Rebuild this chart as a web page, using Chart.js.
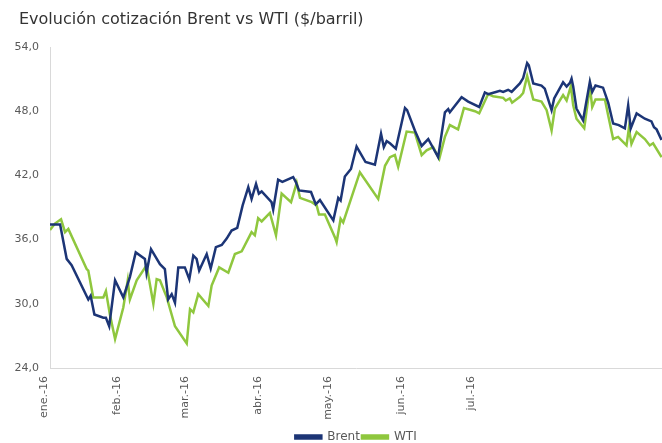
<!DOCTYPE html>
<html>
<head>
<meta charset="utf-8">
<script src="https://cdn.jsdelivr.net/npm/chart.js@4.4.1/dist/chart.umd.min.js"></script>
<style>
  html, body { margin: 0; padding: 0; background: #fff; }
  #wrap { position: relative; width: 662px; height: 443px; }
  #title {
    position: absolute; left: 19px; top: 9px;
    font-family: 'DejaVu Sans', Verdana, sans-serif; font-size: 16px; color: #333;
  }
</style>
</head>
<body>
<div id="wrap">
  <div id="title">Evolución cotización Brent vs WTI ($/barril)</div>
  <canvas id="oilChart"></canvas>
</div>
<script>
// month ticks (days since 1 Jan) and their labels
const monthDays = [0, 31, 60, 91, 121, 152, 182];
const monthLabels = ['ene.-16', 'feb.-16', 'mar.-16', 'abr.-16', 'may.-16', 'jun.-16', 'jul.-16'];
const yTicks = [24, 30, 36, 42, 48, 54];

// Brent (day, $/barril)
const brentDays = [0, 4.3, 7.1, 9.2, 16.3, 17.3, 18.9, 22.7, 23.8, 25.2, 27.7, 31.2, 34.0, 36.5, 40.4, 41.1, 43.0,
  46.8, 48.9, 50.3, 51.8, 53.2, 54.6, 57.4, 59.3, 61.0, 62.4, 63.5, 66.7, 68.4, 70.6, 73.1, 75.2, 77.3, 79.7,
  82.0, 84.4, 85.8, 87.7, 88.9, 90.1, 94.3, 95.0, 97.1, 98.9, 103.5, 104.6, 106.0, 111.1, 113.1, 114.9, 120.6,
  122.7, 123.7, 125.5, 128.1, 130.5, 134.3, 138.3, 140.9, 142.1, 143.3, 144.7, 147.2, 151.1, 152.0, 155.3,
  158.2, 161.0, 165.2, 168.1, 169.5, 170.2, 175.2, 178.0, 182.7, 185.1, 186.5, 189.8, 191.5, 192.9, 195.0,
  196.5, 200.0, 201.4, 203.1, 203.8, 205.7, 209.2, 210.6, 213.5, 214.6, 218.4, 219.9, 221.3, 222.0, 222.7,
  224.1, 226.9, 229.8, 230.8, 232.2, 235.4, 237.6, 239.7, 242.1, 244.7, 246.1, 247.2, 249.7, 253.2, 256.0,
  257.1, 258.2, 260.3];
const brentValues = [37.4, 37.4, 34.2, 33.6, 30.4, 30.75, 29.0, 28.7, 28.7, 27.9, 32.2, 30.6, 32.5, 34.8, 34.2, 32.9, 35.1,
  33.7, 33.25, 30.4, 30.9, 30.1, 33.4, 33.4, 32.3, 34.5, 34.2, 33.1, 34.65, 33.3, 35.3, 35.5, 36.1, 36.85, 37.1,
  39.2, 40.9, 39.8, 41.2, 40.3, 40.5, 39.5, 38.8, 41.6, 41.4, 41.85, 41.4, 40.6, 40.45, 39.3, 39.7, 37.8,
  39.9, 39.65, 41.9, 42.6, 44.7, 43.25, 43.0, 45.9, 44.65, 45.2, 45.0, 44.5, 48.3, 48.1, 46.2,
  44.75, 45.4, 43.7, 47.9, 48.2, 47.9, 49.3, 48.9, 48.4, 49.75, 49.6, 49.8, 49.9, 49.8, 50.0,
  49.8, 50.6, 51.1, 52.5, 52.3, 50.6, 50.4, 50.1, 48.1, 49.2, 50.7, 50.3, 50.65, 51.05, 50.3,
  48.25, 47.15, 50.75, 49.8, 50.4, 50.2, 48.8, 46.85, 46.7, 46.4, 48.55, 46.4, 47.8, 47.3, 47.05,
  46.5, 46.3, 45.3];

// WTI (day, $/barril)
const wtiDays = [0, 2.1, 4.7, 6.4, 7.8, 15.6, 16.3, 18.4, 22.7, 23.8, 25.5, 27.7, 31.2, 33.1, 34.0, 36.9, 41.1,
  44.0, 45.4, 46.8, 49.7, 53.2, 58.2, 59.6, 61.0, 63.1, 67.4, 68.8, 72.0, 75.9, 78.7, 81.6, 85.8, 87.2, 88.6,
  90.1, 93.6, 96.2, 98.6, 102.6, 105.0, 106.4, 111.4, 113.5, 114.5, 117.0, 121.3, 122.0, 123.7, 124.8, 131.9,
  139.7, 142.6, 144.7, 146.8, 148.2, 151.8, 155.3, 158.2, 160.3, 163.1, 165.7, 168.1, 170.2, 173.7, 176.2,
  180.9, 182.7, 186.5, 188.6, 192.9, 194.0, 195.7, 196.7, 200.0, 201.4, 203.1, 205.7, 209.2, 211.4, 213.5,
  214.9, 218.4, 219.9, 221.7, 222.7, 224.1, 227.4, 229.8, 230.8, 232.2, 236.2, 237.6, 239.7, 241.8, 245.4,
  246.4, 247.5, 249.7, 253.2, 255.3, 256.7, 260.3];
const wtiValues = [36.9, 37.5, 37.9, 36.7, 37.0, 33.25, 33.1, 30.6, 30.6, 31.2, 29.0, 26.7, 29.65, 32.2, 30.4, 32.2, 33.6,
  30.0, 32.3, 32.2, 30.6, 27.9, 26.3, 29.5, 29.2, 30.9, 29.8, 31.7, 33.4, 32.9, 34.65, 34.9, 36.7, 36.4, 38.0,
  37.7, 38.5, 36.4, 40.3, 39.5, 41.3, 39.9, 39.5, 39.2, 38.35, 38.35, 36.2, 35.75, 37.95, 37.6, 42.3,
  39.8, 42.9, 43.7, 43.9, 42.8, 46.1, 46.0, 43.9, 44.35, 44.65, 43.55, 45.6, 46.7, 46.3, 48.3,
  48.0, 47.8, 49.6, 49.4, 49.25, 49.0, 49.2, 48.8, 49.35, 49.7, 51.3, 49.1, 48.9, 48.1, 46.2,
  48.25, 49.5, 49.0, 50.35, 48.55, 47.3, 46.4, 50.3, 48.4, 49.1, 49.1, 47.6, 45.4, 45.6, 44.8,
  46.4, 44.95, 46.05, 45.4, 44.8, 45.0, 43.7];

const toPoints = (xs, ys) => xs.map((x, i) => ({ x: x, y: ys[i] }));

const font = { family: "'DejaVu Sans', Verdana, sans-serif", size: 11 };

new Chart(document.getElementById('oilChart'), {
  type: 'line',
  data: {
    datasets: [
      {
        label: 'Brent',
        data: toPoints(brentDays, brentValues),
        borderColor: '#1c3576',
        backgroundColor: '#1c3576',
        borderWidth: 2.5,
        pointRadius: 0,
        tension: 0
      },
      {
        label: 'WTI',
        data: toPoints(wtiDays, wtiValues),
        borderColor: '#8fc73e',
        backgroundColor: '#8fc73e',
        borderWidth: 2.5,
        pointRadius: 0,
        tension: 0
      }
    ]
  },
  options: {
    responsive: true,
    maintainAspectRatio: false,
    animation: false,
    // negative bottom padding pushes the legend's built-in bottom gap off the canvas
    layout: { padding: { top: 47, left: 0, right: 0, bottom: -10 } },
    scales: {
      x: {
        type: 'linear',
        min: 0,
        max: 260.5,
        grid: { display: false, drawTicks: false },
        border: { display: true, color: '#d9d9d9' },
        afterBuildTicks: s => { s.ticks = monthDays.map(v => ({ value: v })); },
        afterFit: s => { s.height = 61; },
        ticks: {
          autoSkip: false,
          maxRotation: 90,
          minRotation: 90,
          labelOffset: -6,
          padding: 8,
          color: '#595959',
          font: font,
          callback: v => monthLabels[monthDays.indexOf(v)]
        }
      },
      y: {
        min: 24,
        max: 54,
        grid: { display: false, drawTicks: false },
        border: { display: true, color: '#d9d9d9' },
        afterBuildTicks: s => { s.ticks = yTicks.map(v => ({ value: v })); },
        afterFit: s => { s.width = 50; },
        ticks: {
          padding: 11,
          color: '#595959',
          font: font,
          callback: v => v.toFixed(1).replace('.', ',')
        }
      }
    },
    plugins: {
      legend: {
        position: 'bottom',
        fullSize: false,
        labels: {
          boxWidth: 26,
          boxHeight: 3,
          padding: 2,
          color: '#595959',
          font: { family: font.family, size: 12 }
        }
      },
      tooltip: { enabled: false }
    }
  }
});
</script>
</body>
</html>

■ WRITTEN EXERCISE
Starting with the first line of the data above and ending with the line containing "const yTicks = [24, 30, 36, 42, 48, 54];", please restate every line exactly, leaving images out.

■ FULL RESPONSE
Rebuild this chart as a web page, using Chart.js.
<!DOCTYPE html>
<html>
<head>
<meta charset="utf-8">
<script src="https://cdn.jsdelivr.net/npm/chart.js@4.4.1/dist/chart.umd.min.js"></script>
<style>
  html, body { margin: 0; padding: 0; background: #fff; }
  #wrap { position: relative; width: 662px; height: 443px; }
  #title {
    position: absolute; left: 19px; top: 9px;
    font-family: 'DejaVu Sans', Verdana, sans-serif; font-size: 16px; color: #333;
  }
</style>
</head>
<body>
<div id="wrap">
  <div id="title">Evolución cotización Brent vs WTI ($/barril)</div>
  <canvas id="oilChart"></canvas>
</div>
<script>
// month ticks (days since 1 Jan) and their labels
const monthDays = [0, 31, 60, 91, 121, 152, 182];
const monthLabels = ['ene.-16', 'feb.-16', 'mar.-16', 'abr.-16', 'may.-16', 'jun.-16', 'jul.-16'];
const yTicks = [24, 30, 36, 42, 48, 54];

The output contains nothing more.